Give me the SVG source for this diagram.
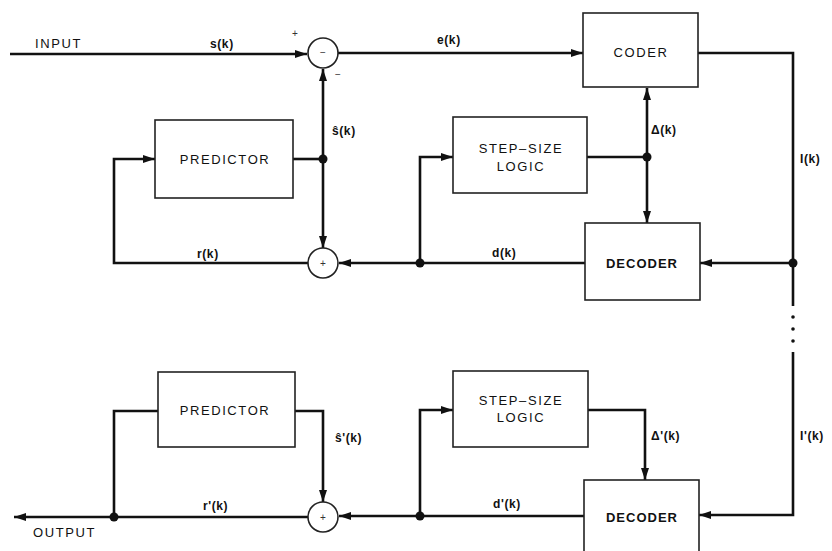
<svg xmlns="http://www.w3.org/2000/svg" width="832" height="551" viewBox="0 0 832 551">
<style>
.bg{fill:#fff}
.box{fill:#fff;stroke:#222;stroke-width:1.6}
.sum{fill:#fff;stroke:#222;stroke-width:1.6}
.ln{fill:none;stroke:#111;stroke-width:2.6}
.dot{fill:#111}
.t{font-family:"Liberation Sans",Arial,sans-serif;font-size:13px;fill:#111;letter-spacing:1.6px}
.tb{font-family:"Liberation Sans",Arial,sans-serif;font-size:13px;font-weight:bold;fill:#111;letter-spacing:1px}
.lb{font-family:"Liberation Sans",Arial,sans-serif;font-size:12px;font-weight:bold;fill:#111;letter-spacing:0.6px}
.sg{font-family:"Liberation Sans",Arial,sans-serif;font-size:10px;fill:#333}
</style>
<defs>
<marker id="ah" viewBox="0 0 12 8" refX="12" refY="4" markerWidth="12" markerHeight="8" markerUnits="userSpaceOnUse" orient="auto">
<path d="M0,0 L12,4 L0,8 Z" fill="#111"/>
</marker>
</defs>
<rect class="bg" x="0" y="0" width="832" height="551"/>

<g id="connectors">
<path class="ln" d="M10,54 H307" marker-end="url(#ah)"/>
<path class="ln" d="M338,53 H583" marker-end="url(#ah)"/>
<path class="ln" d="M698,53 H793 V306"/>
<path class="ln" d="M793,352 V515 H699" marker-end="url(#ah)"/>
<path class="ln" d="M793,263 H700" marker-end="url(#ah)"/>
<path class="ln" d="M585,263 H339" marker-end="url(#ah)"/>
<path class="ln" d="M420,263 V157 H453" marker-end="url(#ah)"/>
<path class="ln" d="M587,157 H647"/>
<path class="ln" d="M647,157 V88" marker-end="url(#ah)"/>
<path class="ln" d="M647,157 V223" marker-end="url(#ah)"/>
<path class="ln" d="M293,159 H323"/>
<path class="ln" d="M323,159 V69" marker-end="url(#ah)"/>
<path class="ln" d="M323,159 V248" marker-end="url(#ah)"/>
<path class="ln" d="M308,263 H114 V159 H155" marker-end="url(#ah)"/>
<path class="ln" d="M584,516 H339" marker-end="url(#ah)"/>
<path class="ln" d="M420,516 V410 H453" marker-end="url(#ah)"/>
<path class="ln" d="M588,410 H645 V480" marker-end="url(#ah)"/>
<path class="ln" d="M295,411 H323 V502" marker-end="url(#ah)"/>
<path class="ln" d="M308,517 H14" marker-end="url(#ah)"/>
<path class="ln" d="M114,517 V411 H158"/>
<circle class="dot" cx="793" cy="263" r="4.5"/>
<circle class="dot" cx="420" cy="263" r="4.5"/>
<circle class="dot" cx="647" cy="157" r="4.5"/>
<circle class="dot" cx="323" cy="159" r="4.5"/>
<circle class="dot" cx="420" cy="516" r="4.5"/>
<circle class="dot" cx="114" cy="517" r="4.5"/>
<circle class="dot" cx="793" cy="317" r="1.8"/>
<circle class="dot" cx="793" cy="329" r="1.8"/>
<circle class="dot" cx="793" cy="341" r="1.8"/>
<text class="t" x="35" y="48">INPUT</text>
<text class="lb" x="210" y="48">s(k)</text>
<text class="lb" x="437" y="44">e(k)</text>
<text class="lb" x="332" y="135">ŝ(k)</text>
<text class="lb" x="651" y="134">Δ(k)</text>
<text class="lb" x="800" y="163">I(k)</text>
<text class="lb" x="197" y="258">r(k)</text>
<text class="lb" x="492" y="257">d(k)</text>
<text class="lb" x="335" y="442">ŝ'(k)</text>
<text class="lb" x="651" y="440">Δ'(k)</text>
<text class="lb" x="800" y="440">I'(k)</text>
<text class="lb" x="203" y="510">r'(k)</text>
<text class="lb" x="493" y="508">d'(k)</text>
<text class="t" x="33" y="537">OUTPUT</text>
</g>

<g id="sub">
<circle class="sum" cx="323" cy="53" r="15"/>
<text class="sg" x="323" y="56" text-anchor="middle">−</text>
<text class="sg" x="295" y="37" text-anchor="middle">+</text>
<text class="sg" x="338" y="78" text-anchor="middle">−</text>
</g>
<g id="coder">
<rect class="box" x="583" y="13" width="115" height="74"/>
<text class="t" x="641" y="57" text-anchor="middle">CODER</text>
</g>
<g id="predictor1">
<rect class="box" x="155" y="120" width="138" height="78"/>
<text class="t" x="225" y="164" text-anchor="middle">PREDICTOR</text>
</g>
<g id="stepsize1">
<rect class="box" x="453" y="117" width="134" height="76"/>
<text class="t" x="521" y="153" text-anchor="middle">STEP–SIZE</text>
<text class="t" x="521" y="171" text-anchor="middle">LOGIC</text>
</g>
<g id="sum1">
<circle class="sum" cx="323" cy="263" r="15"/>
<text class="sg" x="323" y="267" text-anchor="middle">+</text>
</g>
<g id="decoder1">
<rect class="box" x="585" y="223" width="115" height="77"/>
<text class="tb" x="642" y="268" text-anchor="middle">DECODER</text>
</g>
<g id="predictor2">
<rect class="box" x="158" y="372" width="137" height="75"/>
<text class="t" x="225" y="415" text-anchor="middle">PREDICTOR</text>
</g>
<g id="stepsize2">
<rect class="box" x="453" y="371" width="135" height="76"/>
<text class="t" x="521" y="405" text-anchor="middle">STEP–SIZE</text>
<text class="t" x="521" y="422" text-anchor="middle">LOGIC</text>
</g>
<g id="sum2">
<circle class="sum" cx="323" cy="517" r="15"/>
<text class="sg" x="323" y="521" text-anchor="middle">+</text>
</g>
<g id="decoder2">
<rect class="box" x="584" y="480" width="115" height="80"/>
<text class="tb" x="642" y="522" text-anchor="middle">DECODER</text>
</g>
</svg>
========================================
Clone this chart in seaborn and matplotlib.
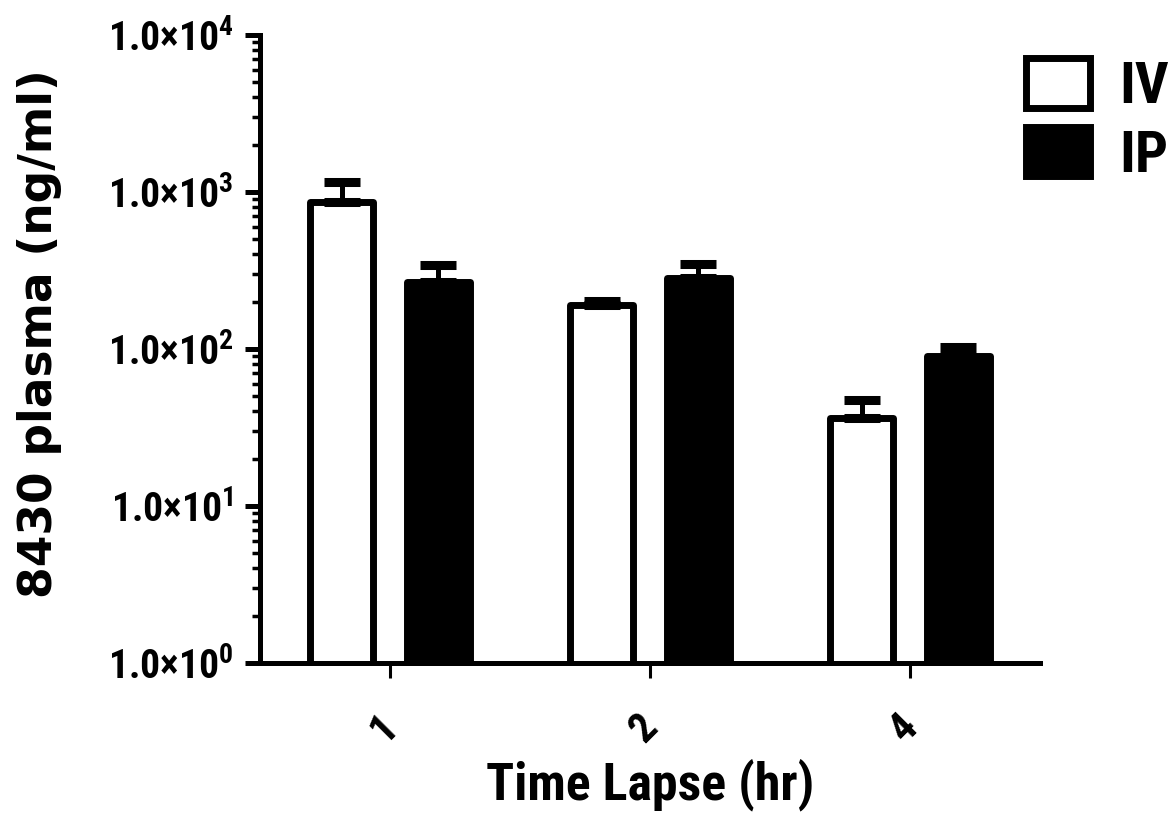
========================================
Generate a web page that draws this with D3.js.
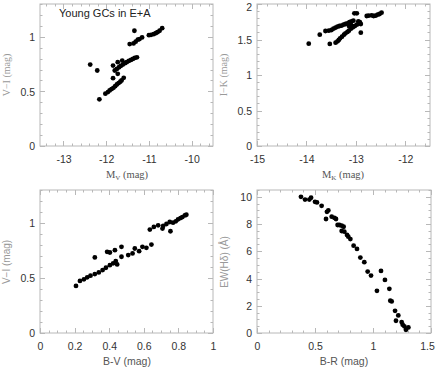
========================================
» **Aim**
Work out how many lines above contain the word "this". Give only the number.

» **Output of the exercise**
3